J 'attribue volontiers 4 étoiles à ce roman, même si je sors de cette lecture avec un profond sentiment de mal-être. "Dieu sait" pourtant combien j'ai aimé mes parents, et avec quelle force je me suis accrochée à leur souffle...Mais j'ai trouvé malsaine, et je dirais même pathologique et relevant de la psychiatrie, cette adulation dont Giuletta est l'objet.
Fantasque et forte tête, cette mère de 7 enfants, 4 fils et 3 filles, règne sans partage sur son entreprise familiale. Romancière à succès, elle partage sa vie entre l'éducation de ces derniers, son métier d'auteure, ...et ses escapades, jusqu'au jour où la mémoire lui fait défaut, et que s'amorcent une longue déchéance, une vie cauchemardesque, tant pour elle que pour les membres de sa famille.
Anne Bragance est de ces auteurs dont j'apprécie particulièrement la finesse de la plume et la richesse du vocabulaire. de surcroit, elle n'est pas férue de digressions qui, en soi, ne sont pas une mauvaise chose, mais s'avèrent souvent trop longues, et de ce fait, ennuyeuses.
Dans ce roman, par le biais d'une trame en quelque sorte chorale, l'auteure brosse le tableau d'une famille confrontée à l'adversité. Chaque chapitre est consacré aux pensées des différents protagonistes, dont celles de la mère qui, en dépit de la maladie dont elle souffre, semble bien consciente de l'enfer qu'elle fait vivre à ces "messieurs et à ces dames" qui, 24 heures sur 24 et 7 jours sur 7, pareils à des dévots s'affairent autour d'elle. Ces "messieurs et dames " n'étant rien de moins que ses enfants dont elle ne se souvient plus.
Cette immersion dans les pensées des différents membres de la fratrie met en relief la complexité de l'esprit, ses contradictions et ses ambivalences.
Si de prime abord, j'ai adhéré à cette mobilisation, l'amour filial étant un sentiment noble, j'ai été moins partie prenante à mesure que j'avançais dans ma lecture.

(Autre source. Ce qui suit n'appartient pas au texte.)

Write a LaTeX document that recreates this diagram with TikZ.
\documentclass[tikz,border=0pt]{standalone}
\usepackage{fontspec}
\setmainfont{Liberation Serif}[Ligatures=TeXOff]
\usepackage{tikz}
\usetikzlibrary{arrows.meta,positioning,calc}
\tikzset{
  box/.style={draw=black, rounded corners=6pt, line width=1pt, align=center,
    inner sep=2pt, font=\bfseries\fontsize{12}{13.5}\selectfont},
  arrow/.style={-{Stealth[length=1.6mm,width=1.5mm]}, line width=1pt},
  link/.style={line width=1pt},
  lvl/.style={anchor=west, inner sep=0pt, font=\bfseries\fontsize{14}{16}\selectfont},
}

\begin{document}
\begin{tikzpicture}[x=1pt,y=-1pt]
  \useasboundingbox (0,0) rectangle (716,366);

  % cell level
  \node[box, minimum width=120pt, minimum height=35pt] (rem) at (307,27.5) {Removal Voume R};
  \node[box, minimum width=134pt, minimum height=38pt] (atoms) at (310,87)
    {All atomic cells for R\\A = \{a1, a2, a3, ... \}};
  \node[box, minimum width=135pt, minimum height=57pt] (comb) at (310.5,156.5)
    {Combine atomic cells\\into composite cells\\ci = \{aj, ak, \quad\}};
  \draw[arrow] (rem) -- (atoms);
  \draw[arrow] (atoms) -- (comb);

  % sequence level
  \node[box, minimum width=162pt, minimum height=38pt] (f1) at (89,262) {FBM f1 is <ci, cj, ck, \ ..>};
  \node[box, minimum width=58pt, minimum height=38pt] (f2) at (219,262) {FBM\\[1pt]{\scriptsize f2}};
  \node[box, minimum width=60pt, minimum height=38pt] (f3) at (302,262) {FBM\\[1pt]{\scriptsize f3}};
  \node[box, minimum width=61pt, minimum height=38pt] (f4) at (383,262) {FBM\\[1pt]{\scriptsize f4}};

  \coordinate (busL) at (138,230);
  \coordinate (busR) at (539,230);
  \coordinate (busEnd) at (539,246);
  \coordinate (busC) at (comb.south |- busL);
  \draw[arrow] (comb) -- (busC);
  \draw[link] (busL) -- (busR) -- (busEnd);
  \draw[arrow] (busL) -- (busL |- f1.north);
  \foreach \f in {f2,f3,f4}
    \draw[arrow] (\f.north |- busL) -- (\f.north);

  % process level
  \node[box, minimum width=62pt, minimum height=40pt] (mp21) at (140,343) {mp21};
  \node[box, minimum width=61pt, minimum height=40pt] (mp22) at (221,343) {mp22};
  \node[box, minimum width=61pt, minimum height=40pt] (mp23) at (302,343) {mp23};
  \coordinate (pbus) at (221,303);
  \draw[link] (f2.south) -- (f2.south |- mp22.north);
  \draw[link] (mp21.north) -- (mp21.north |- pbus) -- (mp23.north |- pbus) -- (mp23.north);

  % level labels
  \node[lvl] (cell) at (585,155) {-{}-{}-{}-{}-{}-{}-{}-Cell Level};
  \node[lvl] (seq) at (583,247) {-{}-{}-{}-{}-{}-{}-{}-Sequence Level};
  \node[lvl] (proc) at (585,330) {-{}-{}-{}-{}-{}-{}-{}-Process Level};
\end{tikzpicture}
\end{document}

Il est vrai que la personnalité de Giuletta m'avait d'emblée déplu, car bien que présentée comme une maman aimante, elle n'en était pas moins égoiste et dominatrice pour autant. Soit dit en passant, le cliché de la mère italienne possessive est décidément bien récurrent...
Le malaise ressenti m'est venu de l'attitude de ces adultes qui vouent à leur mère un véritable culte, comme on voue un culte à un dieu. Ils entreprennent de l'accompagner comme on entre dans les ordres et qu'on embrasse une vie de renoncement, jusqu'à en oublier les besoins de leur conjoint et enfants respectifs.
Cette excessivité m'a tenue à distance, a fait obstacle à toute émotion de ma part, car je n'ai pu me figurer cette mère autrement que comme une déité ; à des années-lumière d'une maman désarmée et malmenée par la vie, celle que j'aurais eu envie d'étreindre, de rassurer et de protéger.
Sans doute était-ce le choix de l'auteure de représenter cette mère que je qualifie de toxique, et de mettre en exergue combien l'image de la mère "parfaite et irréprochable" peut s'avérer dommmageable pour les adultes en devenir que sont les enfants.
Je dirai pour terminer que dans ce roman, je n'ai vu ni un récit émouvant, ni la démonstration de l'amour filial, mais plutôt une volonté de la part de l'auteure d'évoquer les dégats que peuvent occasionner l'éducation pour laquelle optent ces personnages enclins au narcissisme.